Data listing
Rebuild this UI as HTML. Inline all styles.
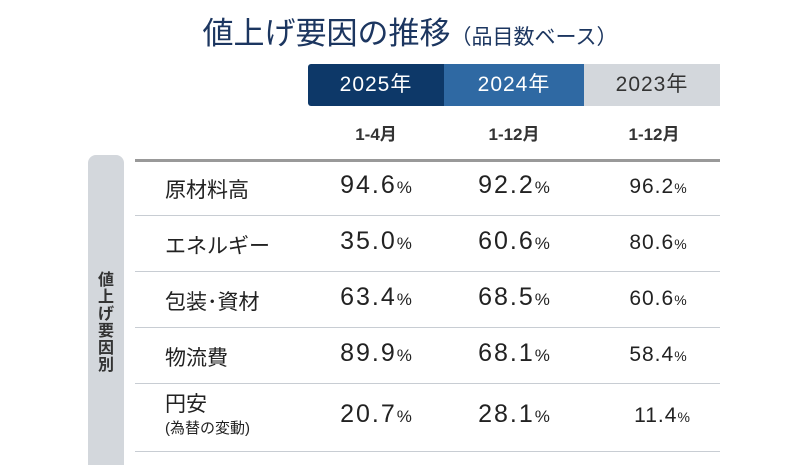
<!DOCTYPE html>
<html><head><meta charset="utf-8"><style>
body{margin:0;width:800px;height:460px;background:#fff;position:relative;overflow:hidden;font-family:"Liberation Sans","Noto Sans CJK JP",sans-serif;color:#222}
.a{position:absolute;white-space:nowrap}
.t{left:0;width:820px;text-align:center;top:8px;font-size:31px;color:#1c3660}
.t small{font-size:21px}
.h{top:64px;height:42px;line-height:42px;text-align:center;font-size:21px;letter-spacing:1px}
.m{top:120px;font-size:17px;text-align:center;width:140px;font-weight:bold;color:#333}
.line{left:135px;width:585px;height:1px;background:#c8cdd3}
.l{left:165px;font-size:21px}
.v{font-size:25px;text-align:center;width:140px;letter-spacing:2px}
.v span{font-size:17px;letter-spacing:0}
.v.s{font-size:21px;letter-spacing:1px}.v.s span{font-size:14px}
</style></head><body>
<div class="a t">値上げ要因の推移<small>（品目数ベース）</small></div>
<div class="a h" style="left:308px;width:136px;background:#0d3868;color:#fff;border-radius:3px 0 0 3px">2025年</div>
<div class="a h" style="left:444px;width:140px;background:#2f69a3;color:#fff">2024年</div>
<div class="a h" style="left:584px;width:136px;background:#d3d7dc;color:#333">2023年</div>
<div class="a m" style="left:306px">1-4月</div>
<div class="a m" style="left:444px">1-12月</div>
<div class="a m" style="left:584px">1-12月</div>
<div class="a" style="left:88px;top:155px;width:36px;height:310px;background:#d3d7dc;border-radius:8px 8px 0 0"></div>
<div class="a" style="left:96px;top:272px;width:20px;font-size:16px;line-height:17px;white-space:normal;text-align:center;color:#333;font-weight:bold">値上げ要因別</div>
<div class="a line" style="top:159px;height:3px;background:#999"></div>
<div class="a line" style="top:215px"></div>
<div class="a line" style="top:271px"></div>
<div class="a line" style="top:327px"></div>
<div class="a line" style="top:383px"></div>
<div class="a line" style="top:451px"></div>

<div class="a l" style="top:174px">原材料高</div>
<div class="a l" style="top:230px">エネルギー</div>
<div class="a l" style="top:286px">包装･資材</div>
<div class="a l" style="top:342px">物流費</div>
<div class="a l" style="top:394px;line-height:22px">円安<br><span style="font-size:15px">(為替の変動)</span></div>

<div class="a v" style="left:306px;top:171px">94.6<span>%</span></div>
<div class="a v" style="left:444px;top:171px">92.2<span>%</span></div>
<div class="a v s" style="left:588px;top:175px">96.2<span>%</span></div>
<div class="a v" style="left:306px;top:227px">35.0<span>%</span></div>
<div class="a v" style="left:444px;top:227px">60.6<span>%</span></div>
<div class="a v s" style="left:588px;top:231px">80.6<span>%</span></div>
<div class="a v" style="left:306px;top:283px">63.4<span>%</span></div>
<div class="a v" style="left:444px;top:283px">68.5<span>%</span></div>
<div class="a v s" style="left:588px;top:287px">60.6<span>%</span></div>
<div class="a v" style="left:306px;top:339px">89.9<span>%</span></div>
<div class="a v" style="left:444px;top:339px">68.1<span>%</span></div>
<div class="a v s" style="left:588px;top:343px">58.4<span>%</span></div>
<div class="a v" style="left:306px;top:400px">20.7<span>%</span></div>
<div class="a v" style="left:444px;top:400px">28.1<span>%</span></div>
<div class="a v s" style="left:592px;top:404px">11.4<span>%</span></div>
</body></html>
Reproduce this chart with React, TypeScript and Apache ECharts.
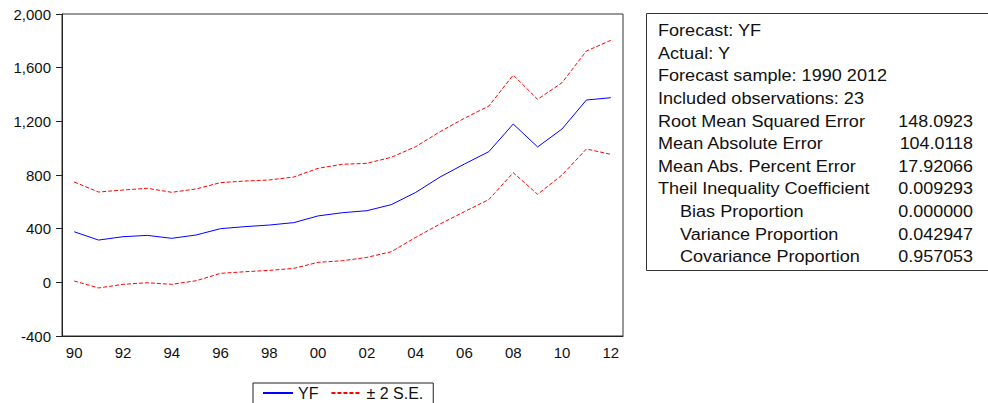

**Objective**
Quote the records above exactly, leaving out any pictures.

**Output below**
Rebuild this UI as HTML. Inline all styles.
<!DOCTYPE html>
<html><head><meta charset="utf-8"><style>
body{margin:0;width:800px;height:460px;background:#fff;position:relative;overflow:hidden;font-family:"Liberation Sans","Noto Sans CJK JP",sans-serif;color:#222}
.a{position:absolute;white-space:nowrap}
.t{left:0;width:820px;text-align:center;top:8px;font-size:31px;color:#1c3660}
.t small{font-size:21px}
.h{top:64px;height:42px;line-height:42px;text-align:center;font-size:21px;letter-spacing:1px}
.m{top:120px;font-size:17px;text-align:center;width:140px;font-weight:bold;color:#333}
.line{left:135px;width:585px;height:1px;background:#c8cdd3}
.l{left:165px;font-size:21px}
.v{font-size:25px;text-align:center;width:140px;letter-spacing:2px}
.v span{font-size:17px;letter-spacing:0}
.v.s{font-size:21px;letter-spacing:1px}.v.s span{font-size:14px}
</style></head><body>
<div class="a t">値上げ要因の推移<small>（品目数ベース）</small></div>
<div class="a h" style="left:308px;width:136px;background:#0d3868;color:#fff;border-radius:3px 0 0 3px">2025年</div>
<div class="a h" style="left:444px;width:140px;background:#2f69a3;color:#fff">2024年</div>
<div class="a h" style="left:584px;width:136px;background:#d3d7dc;color:#333">2023年</div>
<div class="a m" style="left:306px">1-4月</div>
<div class="a m" style="left:444px">1-12月</div>
<div class="a m" style="left:584px">1-12月</div>
<div class="a" style="left:88px;top:155px;width:36px;height:310px;background:#d3d7dc;border-radius:8px 8px 0 0"></div>
<div class="a" style="left:96px;top:272px;width:20px;font-size:16px;line-height:17px;white-space:normal;text-align:center;color:#333;font-weight:bold">値上げ要因別</div>
<div class="a line" style="top:159px;height:3px;background:#999"></div>
<div class="a line" style="top:215px"></div>
<div class="a line" style="top:271px"></div>
<div class="a line" style="top:327px"></div>
<div class="a line" style="top:383px"></div>
<div class="a line" style="top:451px"></div>

<div class="a l" style="top:174px">原材料高</div>
<div class="a l" style="top:230px">エネルギー</div>
<div class="a l" style="top:286px">包装･資材</div>
<div class="a l" style="top:342px">物流費</div>
<div class="a l" style="top:394px;line-height:22px">円安<br><span style="font-size:15px">(為替の変動)</span></div>

<div class="a v" style="left:306px;top:171px">94.6<span>%</span></div>
<div class="a v" style="left:444px;top:171px">92.2<span>%</span></div>
<div class="a v s" style="left:588px;top:175px">96.2<span>%</span></div>
<div class="a v" style="left:306px;top:227px">35.0<span>%</span></div>
<div class="a v" style="left:444px;top:227px">60.6<span>%</span></div>
<div class="a v s" style="left:588px;top:231px">80.6<span>%</span></div>
<div class="a v" style="left:306px;top:283px">63.4<span>%</span></div>
<div class="a v" style="left:444px;top:283px">68.5<span>%</span></div>
<div class="a v s" style="left:588px;top:287px">60.6<span>%</span></div>
<div class="a v" style="left:306px;top:339px">89.9<span>%</span></div>
<div class="a v" style="left:444px;top:339px">68.1<span>%</span></div>
<div class="a v s" style="left:588px;top:343px">58.4<span>%</span></div>
<div class="a v" style="left:306px;top:400px">20.7<span>%</span></div>
<div class="a v" style="left:444px;top:400px">28.1<span>%</span></div>
<div class="a v s" style="left:592px;top:404px">11.4<span>%</span></div>
</body></html>
Reproduce this chart with React, TypeScript and Apache ECharts.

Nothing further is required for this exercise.